The 3 things you want to avoid while teaching your child to play by themselves are don’t interrupt them, don’t rescue them, and don’t hover over them. 

Don't interrupt them

Don’t interrupt your child as they work through starting to play independently. 

I found it hardest to not interrupt when I saw my toddler trying something that I didn’t think would work.  Trial and error is part of them playing independently. 

Just take a few deep breaths when you want to interrupt and remind yourself that they are having fun and do not need help or advice. 

Don't jump to action every time they ask 

Our little loves are so used to saying “Mommy help me!” that when they start playing independently, they will probably say it a lot. You can be caring and still encourage them to figure it out themselves. 

Things to say when your child asks for help: 

  • In what way have you tried to do this? 
  • What do you think? 
  • Oh, I don’t know, can you help me figure it out? 
  • Okay, I will help you in a few minutes, as soon as I go do this. (Most of the time they will figure it out before you get back) 

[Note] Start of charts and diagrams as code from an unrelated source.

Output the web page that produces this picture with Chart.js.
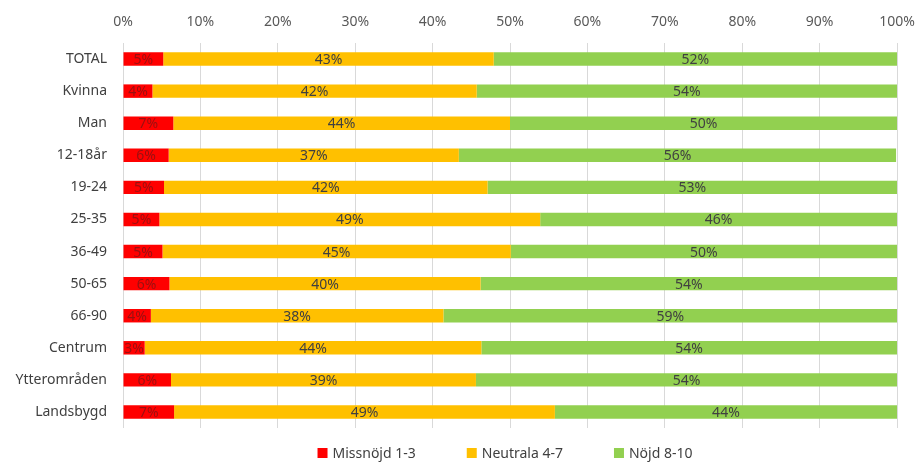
<!DOCTYPE html>
<html>
<head>
<meta charset="utf-8">
<script src="https://cdn.jsdelivr.net/npm/chart.js@4"></script>
<style>
  html, body { margin: 0; padding: 0; background: #fff; }
  #wrap { width: 918px; height: 464px; }
</style>
</head>
<body>
<div id="wrap"><canvas id="chart"></canvas></div>
<script>
const categories = ['TOTAL', 'Kvinna', 'Man', '12-18år', '19-24', '25-35', '36-49', '50-65', '66-90', 'Centrum', 'Ytterområden', 'Landsbygd'];
const missnojd = [5.2, 3.8, 6.5, 5.9, 5.3, 4.7, 5.1, 6.0, 3.6, 2.8, 6.2, 6.6];
const neutrala = [42.7, 41.9, 43.5, 37.49, 41.8, 49.2, 45.0, 40.2, 37.8, 43.5, 39.4, 49.2];
const nojd = [52.1, 54.3, 50.0, 56.49, 52.9, 46.1, 49.9, 53.8, 58.6, 53.7, 54.4, 44.2];
const xTicks = [0, 10, 20, 30, 40, 50, 60, 70, 80, 90, 100];

const FONT = '"Noto Sans", sans-serif';

// simple centred value labels inside each segment
const segmentLabels = {
    id: 'segmentLabels',
    afterDatasetsDraw(chart) {
        const ctx = chart.ctx;
        ctx.save();
        ctx.font = '14px ' + FONT;
        ctx.textAlign = 'center';
        ctx.textBaseline = 'middle';
        chart.data.datasets.forEach((ds, i) => {
            const meta = chart.getDatasetMeta(i);
            meta.data.forEach((bar, j) => {
                const x = (bar.x + bar.base) / 2;
                ctx.fillStyle = ds.labelColor;
                ctx.fillText(Math.round(ds.data[j]) + '%', x, bar.y + 1);
            });
        });
        ctx.restore();
    }
};

// legend drawn under the plot, wider item spacing than the built-in one allows
const wideLegend = {
    id: 'wideLegend',
    afterDraw(chart) {
        const ctx = chart.ctx;
        const box = 10, gapText = 5, gapItem = 51;
        ctx.save();
        ctx.font = '14px ' + FONT;
        ctx.textBaseline = 'middle';
        const items = chart.data.datasets.map(ds => ({
            text: ds.label,
            color: ds.backgroundColor,
            w: box + gapText + ctx.measureText(ds.label).width
        }));
        const total = items.reduce((s, it) => s + it.w, 0) + gapItem * (items.length - 1);
        const area = chart.chartArea;
        let x = (area.left + area.right) / 2 - 5 - total / 2;
        const y = 453;
        items.forEach(it => {
            ctx.fillStyle = it.color;
            ctx.fillRect(x, y - box / 2, box, box);
            ctx.fillStyle = '#404040';
            ctx.fillText(it.text, x + box + gapText, y + 1);
            x += it.w + gapItem;
        });
        ctx.restore();
    }
};

new Chart(document.getElementById('chart'), {
    type: 'bar',
    data: {
        labels: categories,
        datasets: [
            { label: 'Missnöjd 1-3', data: missnojd, backgroundColor: '#ff0000', labelColor: '#9a1010' },
            { label: 'Neutrala 4-7', data: neutrala, backgroundColor: '#ffc000', labelColor: '#404040' },
            { label: 'Nöjd 8-10', data: nojd, backgroundColor: '#92d050', labelColor: '#404040' }
        ]
    },
    options: {
        indexAxis: 'y',
        responsive: true,
        maintainAspectRatio: false,
        animation: false,
        layout: { padding: { left: 0, right: 0, top: 0, bottom: 36 } },
        datasets: { bar: { categoryPercentage: 1, barPercentage: 0.42 } },
        scales: {
            x: {
                position: 'top',
                stacked: true,
                min: 0,
                max: 100,
                afterBuildTicks: axis => { axis.ticks = xTicks.map(v => ({ value: v })); },
                afterFit: axis => {
                    axis.height = 43;
                    axis.paddingRight = 21;
                    axis.paddingLeft = 0;
                },
                border: { display: false },
                grid: { color: '#d9d9d9', drawTicks: false },
                ticks: {
                    padding: 13,
                    color: '#595959',
                    font: { family: FONT, size: 14 },
                    callback: v => v + '%'
                }
            },
            y: {
                stacked: true,
                afterFit: axis => { axis.width = 123; },
                border: { display: false },
                grid: { display: false },
                ticks: {
                    padding: 8,
                    color: '#404040',
                    font: { family: FONT, size: 14 }
                }
            }
        },
        plugins: {
            legend: { display: false },
            tooltip: { enabled: false }
        }
    },
    plugins: [segmentLabels, wideLegend]
});
</script>
</body>
</html>
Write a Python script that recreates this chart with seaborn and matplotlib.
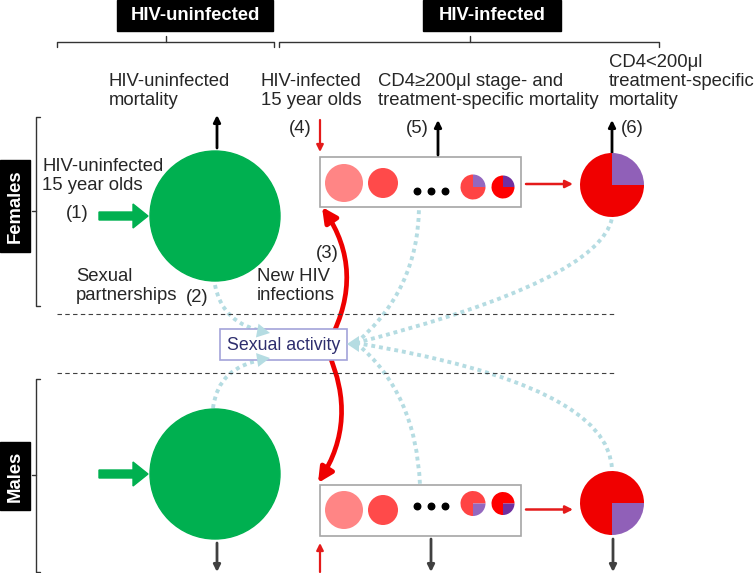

Watch from afar, don’t get in the way!

Putting some distance between you and your little one makes it easier for them to focus on playing and will make it easier for you to let them explore.  You can stay in the same room or you can go to an adjacent room. 

Don’t feel guilty, you can always peek in on them without drawing their attention. 

Note: Screentime doesn't count as solo play…

Just a reminder that screen time is not the same as independent solo play because screen time does not allow your child to build the skills independent play does.  You can check out my in-depth article about screen time here. 

The Bottom Line: You are not responsible for keeping your child entertained. You can effectively teach your child to entertain themselves and create a happier, healthier home.

Let go of the mom guilt that says you must keep your child entertained at all times. You can provide your child a safe place to explore and play independently that helps them to grow in their physical skills and cognitive skills.   And that independent play can lead to a less stressful home and a much happier family.